----- Material shown

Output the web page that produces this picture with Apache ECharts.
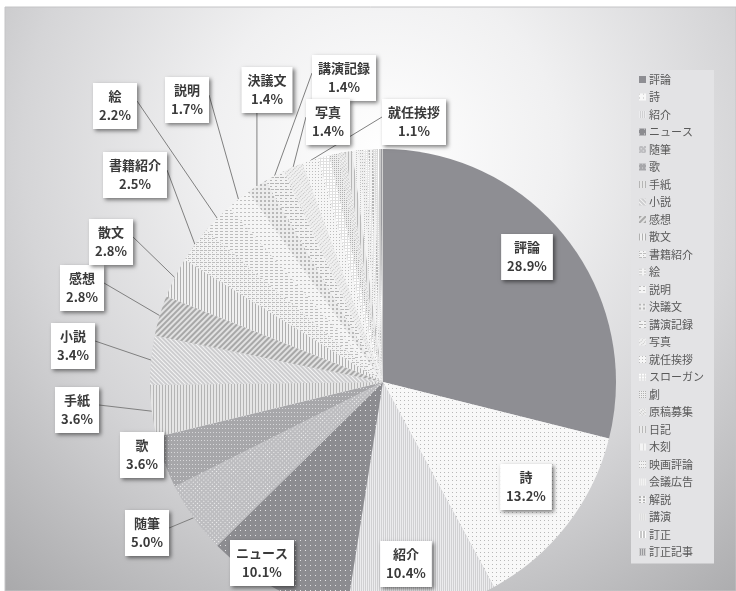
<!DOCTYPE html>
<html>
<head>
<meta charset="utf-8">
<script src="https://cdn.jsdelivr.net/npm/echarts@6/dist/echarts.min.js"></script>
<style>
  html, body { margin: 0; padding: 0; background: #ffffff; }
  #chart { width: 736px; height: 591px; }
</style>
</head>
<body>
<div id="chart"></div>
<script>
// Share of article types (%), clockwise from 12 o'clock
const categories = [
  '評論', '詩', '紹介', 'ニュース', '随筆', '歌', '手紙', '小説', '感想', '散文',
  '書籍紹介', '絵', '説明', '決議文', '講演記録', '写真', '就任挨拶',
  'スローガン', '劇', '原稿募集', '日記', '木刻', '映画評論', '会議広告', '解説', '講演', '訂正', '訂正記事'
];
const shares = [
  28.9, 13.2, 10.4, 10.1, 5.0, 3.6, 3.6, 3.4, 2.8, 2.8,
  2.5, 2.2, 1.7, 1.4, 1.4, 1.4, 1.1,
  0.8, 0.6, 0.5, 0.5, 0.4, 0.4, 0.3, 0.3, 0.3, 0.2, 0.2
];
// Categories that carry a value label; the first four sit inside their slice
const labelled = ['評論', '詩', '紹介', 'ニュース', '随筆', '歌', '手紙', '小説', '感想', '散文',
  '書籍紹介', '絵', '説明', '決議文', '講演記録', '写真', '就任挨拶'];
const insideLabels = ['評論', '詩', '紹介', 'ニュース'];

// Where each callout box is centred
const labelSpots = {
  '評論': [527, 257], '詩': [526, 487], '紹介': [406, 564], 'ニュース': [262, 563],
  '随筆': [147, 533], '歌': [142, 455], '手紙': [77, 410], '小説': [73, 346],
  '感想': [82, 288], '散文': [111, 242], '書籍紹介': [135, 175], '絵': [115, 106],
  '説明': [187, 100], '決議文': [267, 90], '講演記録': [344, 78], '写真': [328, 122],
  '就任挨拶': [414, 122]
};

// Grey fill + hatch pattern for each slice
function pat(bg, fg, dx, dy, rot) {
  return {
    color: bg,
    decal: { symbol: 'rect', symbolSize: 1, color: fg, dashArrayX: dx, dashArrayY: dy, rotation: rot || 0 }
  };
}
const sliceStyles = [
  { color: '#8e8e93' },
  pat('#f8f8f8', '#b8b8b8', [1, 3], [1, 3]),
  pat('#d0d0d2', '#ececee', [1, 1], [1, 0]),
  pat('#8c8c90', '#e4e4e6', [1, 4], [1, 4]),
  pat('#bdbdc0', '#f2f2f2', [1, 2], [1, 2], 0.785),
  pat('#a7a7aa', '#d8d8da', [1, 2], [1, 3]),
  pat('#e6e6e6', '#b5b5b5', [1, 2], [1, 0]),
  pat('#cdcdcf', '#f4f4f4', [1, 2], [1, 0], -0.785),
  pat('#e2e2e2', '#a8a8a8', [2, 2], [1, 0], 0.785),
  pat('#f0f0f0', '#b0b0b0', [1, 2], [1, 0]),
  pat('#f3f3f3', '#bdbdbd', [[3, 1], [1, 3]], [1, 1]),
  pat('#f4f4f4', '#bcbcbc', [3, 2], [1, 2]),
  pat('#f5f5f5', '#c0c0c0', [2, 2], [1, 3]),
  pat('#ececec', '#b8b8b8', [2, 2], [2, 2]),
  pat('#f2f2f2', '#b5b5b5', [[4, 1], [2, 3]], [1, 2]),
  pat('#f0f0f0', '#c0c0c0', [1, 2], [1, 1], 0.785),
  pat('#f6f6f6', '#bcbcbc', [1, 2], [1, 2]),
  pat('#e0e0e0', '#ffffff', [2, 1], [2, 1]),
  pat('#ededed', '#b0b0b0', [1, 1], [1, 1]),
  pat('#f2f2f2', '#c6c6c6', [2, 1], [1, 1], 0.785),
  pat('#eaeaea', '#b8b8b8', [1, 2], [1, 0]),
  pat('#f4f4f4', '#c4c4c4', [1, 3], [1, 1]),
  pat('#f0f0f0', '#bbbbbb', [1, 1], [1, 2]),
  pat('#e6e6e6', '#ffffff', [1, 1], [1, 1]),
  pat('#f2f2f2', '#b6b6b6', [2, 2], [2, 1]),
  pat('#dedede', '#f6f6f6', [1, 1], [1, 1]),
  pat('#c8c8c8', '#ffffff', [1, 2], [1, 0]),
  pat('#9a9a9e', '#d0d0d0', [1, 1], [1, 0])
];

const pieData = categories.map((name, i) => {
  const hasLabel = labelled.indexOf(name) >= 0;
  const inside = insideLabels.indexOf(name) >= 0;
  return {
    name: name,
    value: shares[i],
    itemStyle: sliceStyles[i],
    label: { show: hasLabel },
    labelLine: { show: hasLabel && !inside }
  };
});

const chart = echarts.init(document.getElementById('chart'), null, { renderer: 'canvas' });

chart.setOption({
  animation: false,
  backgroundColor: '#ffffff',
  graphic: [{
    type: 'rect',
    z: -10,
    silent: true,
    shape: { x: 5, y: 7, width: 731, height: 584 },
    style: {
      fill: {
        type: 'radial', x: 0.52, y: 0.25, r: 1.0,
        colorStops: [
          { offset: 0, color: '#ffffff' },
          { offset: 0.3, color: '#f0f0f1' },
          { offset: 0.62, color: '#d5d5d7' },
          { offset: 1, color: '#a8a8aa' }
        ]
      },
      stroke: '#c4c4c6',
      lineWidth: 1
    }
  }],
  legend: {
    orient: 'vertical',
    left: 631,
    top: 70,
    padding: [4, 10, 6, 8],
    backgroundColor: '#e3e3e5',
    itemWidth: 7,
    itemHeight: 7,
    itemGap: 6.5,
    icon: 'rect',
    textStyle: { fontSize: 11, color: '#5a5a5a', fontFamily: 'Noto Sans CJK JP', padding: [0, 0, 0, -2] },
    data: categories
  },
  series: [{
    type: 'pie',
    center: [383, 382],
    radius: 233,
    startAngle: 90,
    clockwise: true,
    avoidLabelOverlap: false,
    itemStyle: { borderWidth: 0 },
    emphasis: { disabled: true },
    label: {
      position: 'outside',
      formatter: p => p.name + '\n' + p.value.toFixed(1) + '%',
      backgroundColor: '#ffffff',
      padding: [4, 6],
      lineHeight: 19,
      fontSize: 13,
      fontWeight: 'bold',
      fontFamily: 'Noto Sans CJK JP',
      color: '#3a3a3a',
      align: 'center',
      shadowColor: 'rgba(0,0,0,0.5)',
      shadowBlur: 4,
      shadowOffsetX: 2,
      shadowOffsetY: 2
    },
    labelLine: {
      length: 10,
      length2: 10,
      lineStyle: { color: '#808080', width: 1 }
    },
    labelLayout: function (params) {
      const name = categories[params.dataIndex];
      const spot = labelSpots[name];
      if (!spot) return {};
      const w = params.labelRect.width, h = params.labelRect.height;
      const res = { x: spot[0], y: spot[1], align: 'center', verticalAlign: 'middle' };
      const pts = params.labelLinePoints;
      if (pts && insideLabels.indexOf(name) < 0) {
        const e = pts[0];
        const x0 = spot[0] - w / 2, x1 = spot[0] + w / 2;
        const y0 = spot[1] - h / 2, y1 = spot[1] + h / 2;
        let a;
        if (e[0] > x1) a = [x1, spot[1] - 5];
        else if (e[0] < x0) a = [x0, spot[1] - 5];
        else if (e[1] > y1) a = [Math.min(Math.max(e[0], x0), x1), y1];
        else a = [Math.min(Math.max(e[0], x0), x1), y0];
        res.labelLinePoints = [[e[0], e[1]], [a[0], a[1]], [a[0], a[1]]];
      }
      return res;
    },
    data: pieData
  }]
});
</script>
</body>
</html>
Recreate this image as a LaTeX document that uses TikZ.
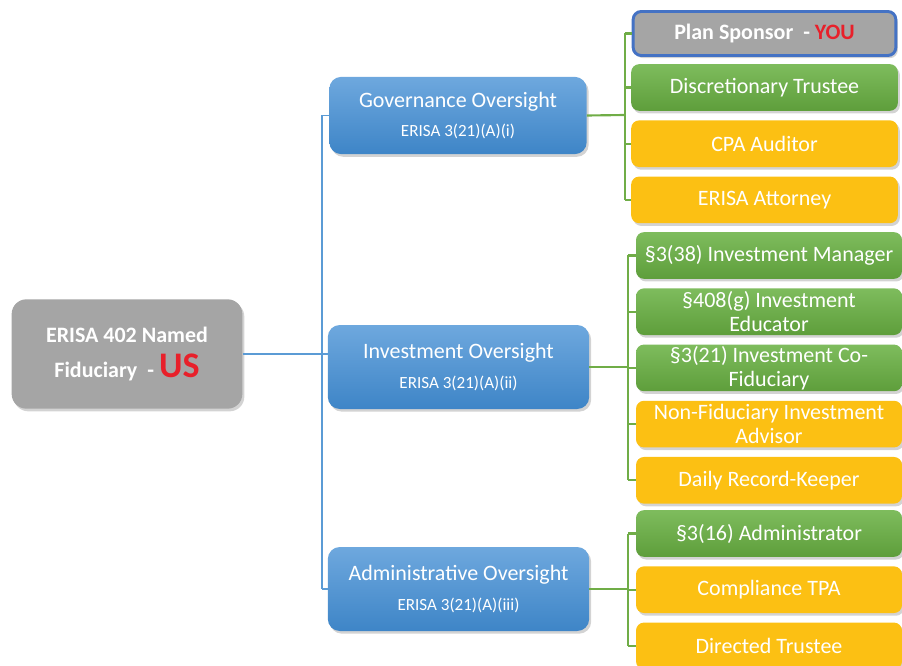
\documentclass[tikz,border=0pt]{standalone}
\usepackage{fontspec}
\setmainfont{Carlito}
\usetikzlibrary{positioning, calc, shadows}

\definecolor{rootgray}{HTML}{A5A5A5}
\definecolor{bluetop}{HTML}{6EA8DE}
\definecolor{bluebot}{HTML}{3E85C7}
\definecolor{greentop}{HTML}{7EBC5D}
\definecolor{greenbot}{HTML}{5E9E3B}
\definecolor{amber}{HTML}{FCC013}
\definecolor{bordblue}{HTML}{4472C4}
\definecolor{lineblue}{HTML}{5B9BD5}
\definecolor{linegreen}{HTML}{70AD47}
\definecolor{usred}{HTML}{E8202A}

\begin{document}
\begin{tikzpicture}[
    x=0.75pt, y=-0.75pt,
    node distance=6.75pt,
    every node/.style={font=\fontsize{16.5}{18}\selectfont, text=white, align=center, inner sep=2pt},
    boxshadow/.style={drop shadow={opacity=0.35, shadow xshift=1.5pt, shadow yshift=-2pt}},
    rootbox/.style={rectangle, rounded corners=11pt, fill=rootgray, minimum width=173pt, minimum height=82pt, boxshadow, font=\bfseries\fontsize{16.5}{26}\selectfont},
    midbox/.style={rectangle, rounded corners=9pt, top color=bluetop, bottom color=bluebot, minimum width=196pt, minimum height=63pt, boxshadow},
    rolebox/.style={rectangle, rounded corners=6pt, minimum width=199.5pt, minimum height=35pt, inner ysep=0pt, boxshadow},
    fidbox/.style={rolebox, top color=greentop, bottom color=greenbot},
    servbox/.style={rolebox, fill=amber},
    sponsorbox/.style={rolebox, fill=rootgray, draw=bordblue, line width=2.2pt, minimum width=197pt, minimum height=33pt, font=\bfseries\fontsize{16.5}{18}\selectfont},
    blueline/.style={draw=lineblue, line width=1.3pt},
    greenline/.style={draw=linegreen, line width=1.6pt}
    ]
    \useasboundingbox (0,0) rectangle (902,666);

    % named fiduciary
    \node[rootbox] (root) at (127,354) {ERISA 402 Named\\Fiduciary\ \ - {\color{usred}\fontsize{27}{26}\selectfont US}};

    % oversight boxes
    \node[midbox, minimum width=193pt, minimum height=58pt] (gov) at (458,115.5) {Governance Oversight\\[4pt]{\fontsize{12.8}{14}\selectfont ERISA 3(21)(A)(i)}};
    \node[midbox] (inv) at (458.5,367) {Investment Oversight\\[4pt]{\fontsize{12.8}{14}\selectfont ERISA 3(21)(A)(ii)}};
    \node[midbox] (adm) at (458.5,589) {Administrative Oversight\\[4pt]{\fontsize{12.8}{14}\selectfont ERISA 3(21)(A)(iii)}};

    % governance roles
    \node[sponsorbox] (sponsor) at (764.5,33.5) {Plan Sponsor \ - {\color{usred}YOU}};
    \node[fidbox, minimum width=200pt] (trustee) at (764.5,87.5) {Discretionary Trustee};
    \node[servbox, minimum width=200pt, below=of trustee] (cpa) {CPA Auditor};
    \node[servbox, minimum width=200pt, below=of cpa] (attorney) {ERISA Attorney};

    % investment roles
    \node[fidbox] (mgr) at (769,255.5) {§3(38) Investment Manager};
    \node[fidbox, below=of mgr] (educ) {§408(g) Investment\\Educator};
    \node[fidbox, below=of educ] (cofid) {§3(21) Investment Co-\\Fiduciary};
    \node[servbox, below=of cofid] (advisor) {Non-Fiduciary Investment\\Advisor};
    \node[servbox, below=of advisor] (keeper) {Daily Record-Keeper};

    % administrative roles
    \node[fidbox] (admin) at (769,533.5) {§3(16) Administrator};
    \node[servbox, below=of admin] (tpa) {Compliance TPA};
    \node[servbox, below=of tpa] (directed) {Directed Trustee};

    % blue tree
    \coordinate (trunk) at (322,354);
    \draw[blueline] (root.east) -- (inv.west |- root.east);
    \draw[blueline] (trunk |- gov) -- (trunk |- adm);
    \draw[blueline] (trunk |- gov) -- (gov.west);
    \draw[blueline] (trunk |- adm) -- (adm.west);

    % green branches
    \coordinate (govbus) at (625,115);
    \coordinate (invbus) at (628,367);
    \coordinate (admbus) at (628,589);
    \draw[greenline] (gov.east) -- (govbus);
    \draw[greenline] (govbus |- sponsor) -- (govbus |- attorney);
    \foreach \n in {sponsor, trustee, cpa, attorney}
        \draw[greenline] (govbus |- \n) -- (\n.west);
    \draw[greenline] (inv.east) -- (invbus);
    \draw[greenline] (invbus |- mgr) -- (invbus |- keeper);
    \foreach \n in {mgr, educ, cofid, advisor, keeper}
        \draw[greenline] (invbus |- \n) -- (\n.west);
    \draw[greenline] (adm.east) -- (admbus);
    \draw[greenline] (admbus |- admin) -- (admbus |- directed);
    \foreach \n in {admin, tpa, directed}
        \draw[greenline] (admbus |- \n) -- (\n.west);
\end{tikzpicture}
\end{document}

----------

The exercise
Report all lines of the data above that include the string "this".

In response
Output the web page that produces this picture with Apache ECharts.
Recreate this image as a LaTeX document that uses TikZ.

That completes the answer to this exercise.